• **PROVIDED MATERIAL**

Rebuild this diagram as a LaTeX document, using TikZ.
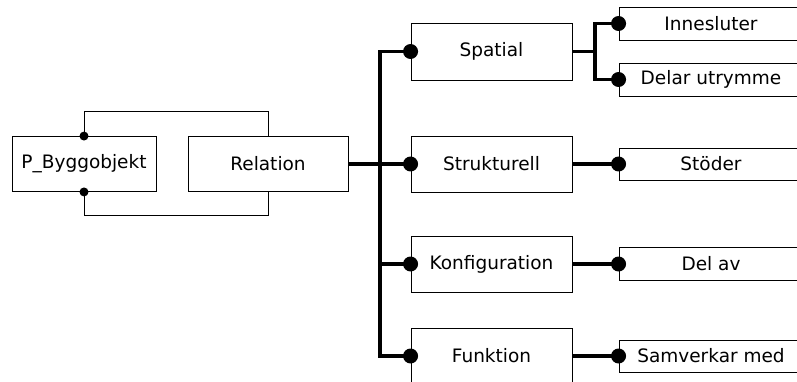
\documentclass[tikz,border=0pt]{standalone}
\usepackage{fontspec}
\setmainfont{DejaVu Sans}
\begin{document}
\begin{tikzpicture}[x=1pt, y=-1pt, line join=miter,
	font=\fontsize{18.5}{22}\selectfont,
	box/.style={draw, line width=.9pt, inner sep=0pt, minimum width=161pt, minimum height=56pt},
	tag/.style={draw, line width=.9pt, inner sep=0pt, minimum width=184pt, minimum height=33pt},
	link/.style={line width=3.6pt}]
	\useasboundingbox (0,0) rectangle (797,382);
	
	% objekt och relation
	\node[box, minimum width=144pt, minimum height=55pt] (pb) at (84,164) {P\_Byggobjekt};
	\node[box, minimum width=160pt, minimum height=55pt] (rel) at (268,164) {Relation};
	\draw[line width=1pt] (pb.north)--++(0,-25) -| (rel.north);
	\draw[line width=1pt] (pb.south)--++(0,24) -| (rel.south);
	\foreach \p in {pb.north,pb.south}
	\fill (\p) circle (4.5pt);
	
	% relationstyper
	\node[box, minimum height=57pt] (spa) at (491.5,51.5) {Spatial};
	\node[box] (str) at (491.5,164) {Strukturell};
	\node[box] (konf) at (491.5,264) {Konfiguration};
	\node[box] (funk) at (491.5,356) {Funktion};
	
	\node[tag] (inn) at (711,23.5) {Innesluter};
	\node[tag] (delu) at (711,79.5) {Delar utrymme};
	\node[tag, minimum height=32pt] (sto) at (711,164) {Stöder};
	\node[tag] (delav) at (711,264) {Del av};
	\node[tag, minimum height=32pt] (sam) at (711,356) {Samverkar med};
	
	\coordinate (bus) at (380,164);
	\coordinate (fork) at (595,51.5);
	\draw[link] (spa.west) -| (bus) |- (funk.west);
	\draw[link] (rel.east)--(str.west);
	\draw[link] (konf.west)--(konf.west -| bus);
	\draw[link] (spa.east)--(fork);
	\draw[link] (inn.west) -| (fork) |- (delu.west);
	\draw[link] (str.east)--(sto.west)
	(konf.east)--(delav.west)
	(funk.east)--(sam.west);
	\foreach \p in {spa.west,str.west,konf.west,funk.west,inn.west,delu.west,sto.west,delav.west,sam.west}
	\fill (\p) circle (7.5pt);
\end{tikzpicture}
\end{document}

• **WHAT YOU ARE ASKED TO DO**
Please repeat exactly the data above from its first line to the line that contains "(0,0) rectangle (797,382);", inclusive, and leave every picture out.

• **FULL SOLUTION**
Rebuild this diagram as a LaTeX document, using TikZ.
\documentclass[tikz,border=0pt]{standalone}
\usepackage{fontspec}
\setmainfont{DejaVu Sans}
\begin{document}
\begin{tikzpicture}[x=1pt, y=-1pt, line join=miter,
	font=\fontsize{18.5}{22}\selectfont,
	box/.style={draw, line width=.9pt, inner sep=0pt, minimum width=161pt, minimum height=56pt},
	tag/.style={draw, line width=.9pt, inner sep=0pt, minimum width=184pt, minimum height=33pt},
	link/.style={line width=3.6pt}]
	\useasboundingbox (0,0) rectangle (797,382);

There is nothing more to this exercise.